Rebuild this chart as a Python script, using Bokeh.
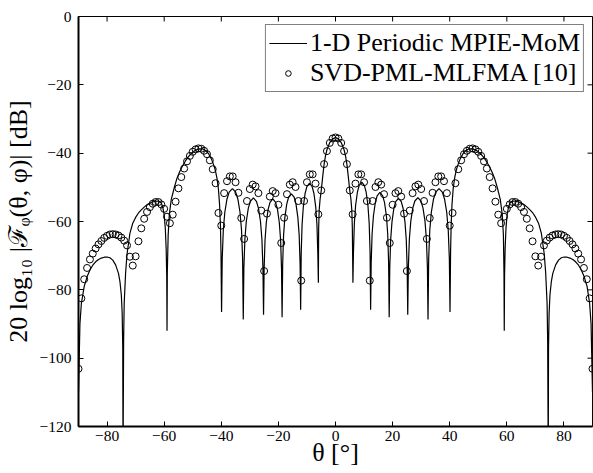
from math import pi
from bokeh.plotting import figure
from bokeh.models import LinearAxis, Range1d, Legend, LegendItem, FixedTicker
from bokeh.embed import file_html
from bokeh.resources import INLINE

# 1-D Periodic MPIE-MoM (solid line)
theta_line = [
    -90.0, -89.5, -89.0, -88.0, -87.0, -86.0, -85.0, -84.0, -83.0, -82.0, -81.0, -80.0, -79.0, -78.0, -77.0, -76.0, -75.5, -75.0, -74.7, -74.5, -74.4,
    -74.2, -74.0, -73.5, -73.0, -72.0, -71.0, -70.0, -69.0, -68.0, -67.0, -66.0, -65.0, -64.0, -63.0, -62.0, -61.0, -60.5, -60.0, -59.6, -59.3, -59.1, -59.0,
    -58.9, -58.6, -58.2, -57.5, -56.5, -55.5, -54.5, -53.5, -52.5, -51.5, -50.5, -49.5, -48.5, -47.5, -46.5, -45.5, -44.5, -43.5, -42.5, -42.0, -41.5, -41.0, -40.6, -40.3, -40.1, -39.9,
    -39.67, -39.29, -38.76, -38.0, -37.24, -36.1, -34.96, -34.2, -33.44, -32.91, -32.53, -32.3,
    -32.09, -31.73, -31.24, -30.53, -29.82, -28.75, -27.69, -26.98, -26.27, -25.77, -25.41, -25.2,
    -25.0, -24.68, -24.23, -23.58, -22.93, -21.95, -20.98, -20.33, -19.68, -19.22, -18.9, -18.7,
    -18.5, -18.18, -17.73, -17.08, -16.43, -15.45, -14.48, -13.83, -13.18, -12.72, -12.4, -12.2,
    -12.01, -11.7, -11.27, -10.65, -10.03, -9.1, -8.17, -7.55, -6.93, -6.5, -6.19, -6.0,
    -5.9, -5.7, -5.4, -5.0, -4.5, -4.0, -3.5, -3.0, -2.0, -1.0, 0.0, 1.0, 2.0, 3.0, 3.5, 4.0, 4.5, 5.0, 5.4, 5.7, 5.9, 6.1,
    6.29, 6.6, 7.03, 7.65, 8.27, 9.2, 10.13, 10.75, 11.37, 11.8, 12.11, 12.3,
    12.5, 12.82, 13.28, 13.93, 14.58, 15.55, 16.53, 17.18, 17.83, 18.28, 18.6, 18.8,
    19.0, 19.32, 19.78, 20.43, 21.08, 22.05, 23.03, 23.68, 24.33, 24.78, 25.1, 25.3,
    25.51, 25.87, 26.37, 27.08, 27.79, 28.85, 29.92, 30.63, 31.34, 31.83, 32.19, 32.4,
    32.63, 33.02, 33.56, 34.33, 35.1, 36.25, 37.41, 38.18, 38.95, 39.48, 39.87, 40.1,
    40.3, 40.5, 40.8, 41.2, 41.7, 42.2, 42.7, 43.7, 44.7, 45.7, 46.7, 47.7, 48.7, 49.7, 50.7, 51.7, 52.7, 53.7, 54.7, 55.7, 56.7, 57.7, 58.4, 58.8, 59.0, 59.1,
    59.2, 59.4, 59.7, 60.1, 60.6, 61.1, 62.1, 63.1, 64.1, 65.1, 66.1, 67.1, 68.1, 69.1, 70.1, 71.1, 72.1, 73.1, 73.6, 74.1, 74.3, 74.5,
    74.6, 74.8, 75.1, 75.6, 76.1, 77.1, 78.1, 79.1, 80.1, 81.1, 82.1, 83.1, 84.1, 85.1, 86.1, 87.1, 88.1, 89.0, 89.5, 90.0,
]
db_line = [
    -110, -90, -84, -79, -76.2, -74.2, -72.8, -71.8, -71.1, -70.7, -70.45, -70.4, -70.6, -71.3, -72.7, -75.2, -77.5, -81.5, -87, -97, -130,
    -95, -84, -75, -69.5, -63.5, -60.5, -58.8, -57.5, -56.6, -55.8, -55.1, -54.6, -54.3, -54.05, -54.0, -54.6, -55.8, -58.0, -62, -68, -76, -92,
    -75, -64, -58, -53.5, -50.2, -47.3, -45.3, -43.6, -42.2, -41.0, -40.1, -39.4, -38.95, -38.7, -38.75, -39.2, -40.1, -41.6, -43.8, -45.3, -47.4, -50.5, -55, -61, -69, -86.5,
    -70.9, -62.5, -57.3, -53.4, -51.4, -50.4, -51.4, -53.4, -57.3, -62.5, -70.9, -88.7,
    -73.6, -65.2, -60.0, -56.1, -54.1, -53.1, -54.1, -56.1, -60.0, -65.2, -73.6, -87.3,
    -73.9, -65.5, -60.3, -56.4, -54.4, -53.4, -54.4, -56.4, -60.3, -65.5, -73.9, -88.0,
    -72.4, -64.0, -58.8, -54.9, -52.9, -51.9, -52.9, -54.9, -58.8, -64.0, -72.4, -85.8,
    -69.3, -60.9, -55.7, -51.8, -49.8, -48.8, -49.8, -51.8, -55.7, -60.9, -69.3, -77.9,
    -62, -56.5, -53.5, -51.0, -47.0, -43.3, -40.8, -39.0, -36.9, -35.8, -35.4, -35.8, -36.9, -39.0, -40.8, -43.3, -47.0, -51.0, -53.5, -56.5, -62, -77.9,
    -69.0, -60.6, -55.4, -51.5, -49.5, -48.5, -49.5, -51.5, -55.4, -60.6, -69.0, -85.8,
    -72.0, -63.6, -58.4, -54.5, -52.5, -51.5, -52.5, -54.5, -58.4, -63.6, -72.0, -88.0,
    -73.7, -65.3, -60.1, -56.2, -54.2, -53.2, -54.2, -56.2, -60.1, -65.3, -73.7, -87.3,
    -73.5, -65.1, -59.9, -56.0, -54.0, -53.0, -54.0, -56.0, -59.9, -65.1, -73.5, -88.7,
    -70.9, -62.5, -57.3, -53.4, -51.4, -50.4, -51.4, -53.4, -57.3, -62.5, -70.9, -86.5,
    -69, -61, -55, -50.5, -47.4, -45.3, -43.8, -41.6, -40.1, -39.2, -38.75, -38.7, -38.95, -39.4, -40.1, -41.0, -42.2, -43.6, -45.3, -47.3, -50.2, -53.5, -58, -64, -75, -92,
    -76, -68, -62, -58, -55.8, -54.6, -54.0, -54.05, -54.3, -54.6, -55.1, -55.8, -56.6, -57.5, -58.8, -60.5, -63.5, -69.5, -75, -84, -95, -130,
    -97, -87, -81.5, -77.5, -75.2, -72.7, -71.3, -70.6, -70.4, -70.45, -70.7, -71.1, -71.8, -72.8, -74.2, -76.2, -79, -84, -90, -110,
]

# SVD-PML-MLFMA [10] (circles, one per degree from -90 to 90)
theta_circ = list(range(-90, 91))
db_circ = [
    -103.1, -82.5, -76.9, -73.6, -71.1, -69.4, -67.9, -66.7, -65.7, -64.8,
    -64.2, -63.8, -63.7, -63.8, -64.1, -64.7, -65.6, -67.0, -70.3, -72.9,
    -70.2, -65.8, -62.0, -59.2, -57.2, -55.8, -54.8, -54.3, -54.3, -55.0,
    -56.3, -58.6, -60.5, -58.0, -54.2, -50.3, -47.0, -44.5, -42.4, -40.8,
    -39.6, -38.9, -38.6, -38.7, -39.3, -40.3, -42.1, -44.7, -48.8, -57.5,
    -61.2, -51.7, -48.2, -46.8, -46.8, -48.5, -51.6, -59.0, -65.1, -54.0,
    -50.5, -49.2, -49.7, -51.7, -56.8, -74.5, -57.7, -52.7, -51.1, -51.7,
    -55.1, -66.3, -58.9, -52.0, -49.2, -48.5, -49.9, -54.0, -77.3, -54.0,
    -48.5, -46.2, -46.2, -48.9, -57.9, -50.9, -43.2, -39.4, -37.0, -35.7,
    -35.4,
    -35.7, -37.0, -39.4, -43.2, -50.9, -57.9, -48.9, -46.2, -46.2, -48.5,
    -54.0, -77.3, -54.0, -49.9, -48.5, -49.2, -52.0, -58.9, -66.3, -55.1,
    -51.7, -51.1, -52.7, -57.7, -74.5, -56.8, -51.7, -49.7, -49.2, -50.5,
    -54.0, -65.1, -59.0, -51.6, -48.5, -46.8, -46.8, -48.2, -51.7, -61.2,
    -57.5, -48.8, -44.7, -42.1, -40.3, -39.3, -38.7, -38.6, -38.9, -39.6,
    -40.8, -42.4, -44.5, -47.0, -50.3, -54.2, -58.0, -60.5, -58.6, -56.3,
    -55.0, -54.3, -54.3, -54.8, -55.8, -57.2, -59.2, -62.0, -65.8, -70.2,
    -72.9, -70.3, -67.0, -65.6, -64.7, -64.1, -63.8, -63.7, -63.8, -64.2,
    -64.8, -65.7, -66.7, -67.9, -69.4, -71.1, -73.6, -76.9, -82.5, -103.1,
]

x_ticks = [-80, -60, -40, -20, 0, 20, 40, 60, 80]
x_tick_labels = ["\u221280", "\u221260", "\u221240", "\u221220", "0", "20", "40", "60", "80"]
y_ticks = [-120, -100, -80, -60, -40, -20, 0]
y_tick_labels = ["\u2212120", "\u2212100", "\u221280", "\u221260", "\u221240", "\u221220", "0"]

X_MIN, X_MAX = -90, 90
Y_MIN, Y_MAX = -120, 0

FONT = "Liberation Serif"

p = figure(width=593, height=473, output_backend="svg", toolbar_location=None,
           x_range=Range1d(X_MIN, X_MAX), y_range=Range1d(Y_MIN, Y_MAX),
           x_axis_location=None, y_axis_location=None,
           min_border_left=78, min_border_right=1, min_border_top=16, min_border_bottom=47)
p.outline_line_color = "black"
p.outline_line_width = 1
p.xgrid.visible = False
p.ygrid.visible = False
p.background_fill_color = "white"
p.border_fill_color = "white"


def style_axis(ax):
    ax.major_tick_in = 5
    ax.major_tick_out = 0
    ax.minor_tick_in = 0
    ax.minor_tick_out = 0
    ax.axis_line_color = "black"
    ax.axis_line_width = 2
    ax.major_tick_line_color = "black"
    ax.major_tick_line_width = 1
    ax.major_label_text_font = FONT
    ax.major_label_text_font_size = "15.5px"
    ax.major_label_text_color = "black"
    ax.axis_label_text_font = FONT
    ax.axis_label_text_font_size = "26px"
    ax.axis_label_text_font_style = "normal"
    ax.axis_label_text_color = "black"


bottom = LinearAxis(ticker=FixedTicker(ticks=x_ticks),
                    major_label_overrides=dict(zip(x_ticks, x_tick_labels)),
                    axis_label="\u03b8 [\u00b0]")
style_axis(bottom)
bottom.major_label_standoff = 4
bottom.axis_label_standoff = -6
p.add_layout(bottom, "below")

left = LinearAxis(ticker=FixedTicker(ticks=y_ticks),
                  major_label_overrides=dict(zip(y_ticks, y_tick_labels)),
                  axis_label="20 log\u2081\u2080 |\u2131\u1d69(\u03b8, \u03c6)| [dB]")
style_axis(left)
left.major_label_standoff = 7
left.axis_label_standoff = 4
p.add_layout(left, "left")

# inward tick marks on the top and right edges of the box
p.scatter(x=x_ticks, y=[Y_MAX] * len(x_ticks), marker="dash", angle=pi / 2, size=10,
          line_color="black", line_width=1)
p.scatter(x=[X_MAX] * len(y_ticks), y=y_ticks, marker="dash", angle=0, size=10,
          line_color="black", line_width=1)

line_r = p.line(theta_line, db_line, line_color="black", line_width=1.2)
circ_r = p.scatter(theta_circ, db_circ, marker="circle", size=7,
                   fill_color=None, line_color="black", line_width=1)

legend = Legend(items=[LegendItem(label="1-D Periodic MPIE-MoM", renderers=[line_r]),
                       LegendItem(label="SVD-PML-MLFMA [10]", renderers=[circ_r])],
                location="top_right")
legend.label_text_font = FONT
legend.label_text_font_size = "26px"
legend.label_text_color = "black"
legend.label_height = 30
legend.border_line_color = "black"
legend.border_line_width = 1.5
legend.background_fill_color = "white"
legend.background_fill_alpha = 1
legend.glyph_width = 38
legend.glyph_height = 14
legend.label_standoff = 3
legend.padding = 3
legend.spacing = 0
legend.margin = 8
p.add_layout(legend)

open("out.html", "w").write(file_html(p, INLINE))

**What you will do:** Emit the lines of the material exactly, from its first line to the line containing "from bokeh.resources import INLINE", inclusive; leave every picture out.

**Solution for this problem:**
Rebuild this chart as a Python script, using Bokeh.
from math import pi
from bokeh.plotting import figure
from bokeh.models import LinearAxis, Range1d, Legend, LegendItem, FixedTicker
from bokeh.embed import file_html
from bokeh.resources import INLINE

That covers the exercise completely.